- Jak to w Konfederacji bywa, różne ugrupowania mają różne podejście do sprawy polexitu w Unii Europejskiej. Partia KORWiN jest nastawiona na zmianę Unii Europejskiej. Pewna wspólnota europejska, wartości europejskie dla nas są oczywiste. Można je kultywować, można je wspierać i działać w tym kierunku. Natomiast nigdy nie poprzemy Unii Europejskiej w takim wymiarze, w jakim ona jest. Ruch Narodowy, który jest chyba drugą siłą w naszej Konfederacji, jest za polexitem. Chce wyjścia z Unii Europejskiej. Pan Marek Jakubiak bardzo delikatnie, może zmieniać tę Unię. Oczywiście w tej obecnej wersji, nie jest dla niego do przyjęcia, ale niewiele trzeba zmienić, żeby było dobrze. Jako Konfederacja jesteśmy od Unii w jedną stronę, że wymaga zmian, wymaga reform, aż do polexitu. Ale w zależności od organizacji, to jest to rozmyte - mówił europoseł Robert Jarosław Iwaszkiewicz.

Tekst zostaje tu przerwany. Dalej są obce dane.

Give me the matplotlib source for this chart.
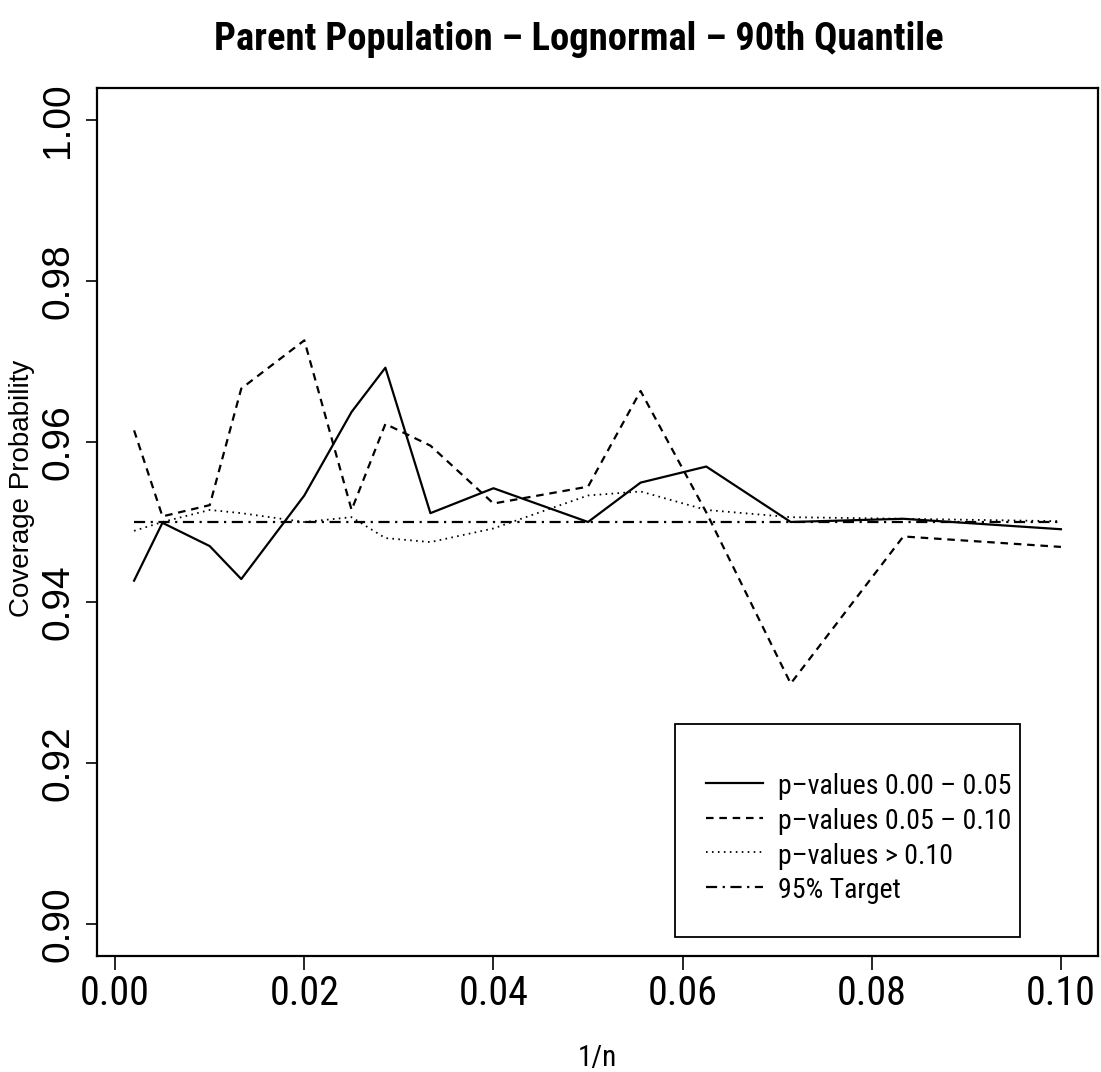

- Zależy nam przede wszystkim na tym, żeby reprezentować interesy osób, które są ciemiężone przez państwo poprzez nakładanie zbyt wysokich podatków, poprzez nadmierną biurokrację i poprzez absurdalne przepisy, które dotyczą nas wszystkich. Chcemy walczyć z czymś co się pojawiło stosunkowo niedawno, czyli bardzo silnym trendem antysamochodowym, który przychodzi do Polski właśnie z Europy Zachodniej - mówiła Halszka Bielecka z Partii Kierowców, startująca do Parlamentu Europejskiego z 8 miejsca na liście Konfederacji w okręgu dolnośląsko-opolskim.
- Kto by nie wygrał, idziemy do Unii Europejskiej i budujemy eurosocjalizm. Oni udają. PO udaje, że jest tak bardzo za Unią. PiS udaje, że jest przeciwko Unii. Ale podpisują dokładnie to samo co trzeba. Chciałem zwrócić uwagę, że Traktat Lizboński podpisało PiS, a zachwalał go Jarosław Kaczyński. Gdyby nie podpis Lecha Kaczyńskiego, nie byłoby Unii Europejskiej w tej chwili. Byłaby dalej Wspólnota Europejska, czyli federacja państw, a nie jedno państwo federacyjne. To PiS nas wciągnęło do Unii. To dzięki PiS-owi Polska utraciła niepodległość, bo w tej chwili prawo unijne ma pierwszeństwo przed polskim, czyli nie jesteśmy już niepodległym państwem. Gdyby prawo utworzone przez sejmik dolnośląski miało pierwszeństwo przed polskim, to Dolny Śląsk byłby niepodległy. Ważne jest czyje prawo jest na wierzchu. Prawo unijne ma pierwszeństwo przed polskim, czyli Polska nie jest już niepodległym krajem. Rzeczpospolita utraciła suwerenność nad ziemiami polskimi. Nasza stolica jest w tej chwili w Brukseli a nie w Warszawie. Oczywiście mówię, że to zrobiło PiS, ale przecież gdyby rządziła wtedy PO, zrobiłaby dokładnie to samo. Nie miejmy żadnych złudzeń - mówił Janusz Korwin-Mikke.